C’est la force du mot qui donne le nom à notre paracha: Vayigach. “Et il se rapprocha.”

Alors Juda s’avança vers lui, en disant : “De grâce, Seigneur ! que ton serviteur fasse entendre une parole aux oreilles de mon seigneur et que ta colère n’éclate pas contre ton serviteur ! Car tu es l’égal de Pharaon.

Gen. 44:18

Peut-être pour la première fois dans sa vie, Juda se rapprocha de son frère Joseph. L’ironie est que, bien sûr, il ne savait pas que c’était Joseph. Mais cet acte de rapprochement désempara et désarma Joseph, et comme s’il était incapable de s’arrêter, il révéla finalement son identité : 

Il dit à ses frères : “Je suis Joseph; mon père vit-il encore ?”

Gen. 45:3

Comment pouvons-nous nous assurer que Vayigach soit le mot-clé ? Car il contraste avec un autre verset, ainsi que de nombreux chapitres, bien des années auparavant.

Ils l’aperçurent de loin; et, avant qu’il fût près d’eux, ils complotèrent de le faire mourir.

Gen 37:18

Au tout début de l’histoire, lorsque Joseph fut envoyé par son père pour voir comment allaient ses frères qui s’occupaient du bétail, ils le virent de loin, à une certaine distance. Imaginez la scène. Ils ne peuvent pas voir son visage. Tout ce qu’ils peuvent voir, c’est la tunique richement ornée, “le manteau aux nombreuses couleurs” qui les dérange tant. Cette tunique leur rappelle constamment que c’est lui, et non pas eux, que leur père aime le plus.

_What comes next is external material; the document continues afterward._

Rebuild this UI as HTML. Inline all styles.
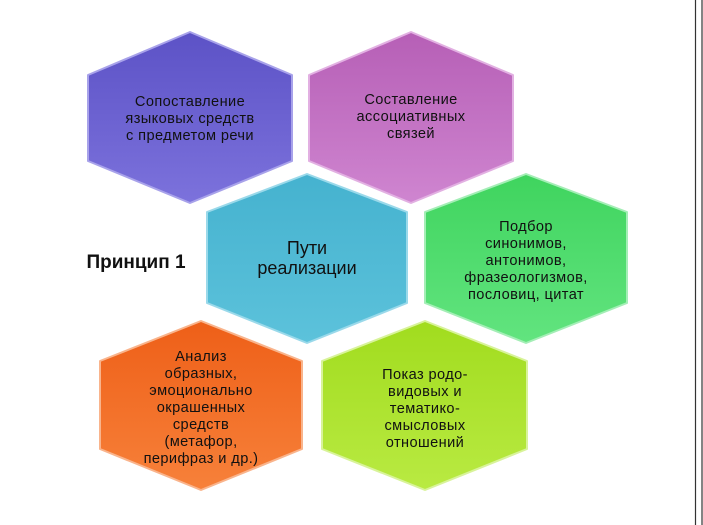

De loin, nous ne voyons pas les gens comme des êtres humains, et lorsqu’on arrête de voir des gens comme des êtres humains, et qu’ils deviennent à la place des symboles, des objets d’envie ou de haine, les gens peuvent faire du mal aux autres. Toute la tragédie de Joseph et de ses frères était la distance. Ils étaient trop loin les uns des autres en tout point.

C’est pour cela que ce fut uniquement lorsque Juda se rapprocha de Joseph – vayigach – que la froideur entre les deux s’atténua, et qu’ils devinrent frères, pas des étrangers l’un envers l’autre.

Trop de distance gèle les relations. Mais si nous nous rapprochons trop, nous pouvons nous blesser les uns les autres. Telle fut l’histoire de Jacob et d’Esaü. Réfléchissez-y. Jacob acheta le droit d’aînesse d’Esaü. Il lui vola sa bénédiction. Il porta les vêtements d’Esaü. Il emprunta son identité. Même à leur naissance, Jacob se cramponna au talon d’Esaü.

Ce ne fut que lorsqu’il y eut une distance entre les deux – les 22 ans au cours desquels Jacob était loin de chez lui, chez Lavan – que la relation s’apaisa, de telle sorte que lorsqu’ils se rencontrèrent à nouveau, malgré les peurs de Jacob, Esaü l’enlaça, l’embrassa et le traita comme un frère et un ami.

Trop proche, nous nous faisons du mal. Trop distant, nous gelons nos relations.

Comment alors créer et faire perdurer des relations, quand l’équilibre est si subtil et qu’il est si facile de “rater son coup” ? La réponse de la Torah – déjà là dans son premier chapitre – consiste à se séparer d’abord, pour se réunir ensuite. Le verbe lehavdil, “séparer”, apparaît cinq fois dans le premier chapitre de Béréchit. D.ieu sépare la lumière des ténèbres, les eaux d’en haut et les eaux d’en bas, la mer de la terre ferme. La séparation est au cœur de la loi juive, entre le saint et le profane, le pur et l’impur, le permis et l’interdit.

Dans le judaïsme, kadoch, saint, signifie séparation. Sanctifier signifie séparer. Pourquoi ? Car lorsque nous séparons, nous créons de l’ordre. Nous vainquons le chaos. Nous donnons à tous et à chacun leur espace. Je suis moi et pas toi ; tu es toi et pas moi. Une fois notre différence et notre distance respectées, nous pouvons ensuite nous réunir sans se blesser l’un l’autre.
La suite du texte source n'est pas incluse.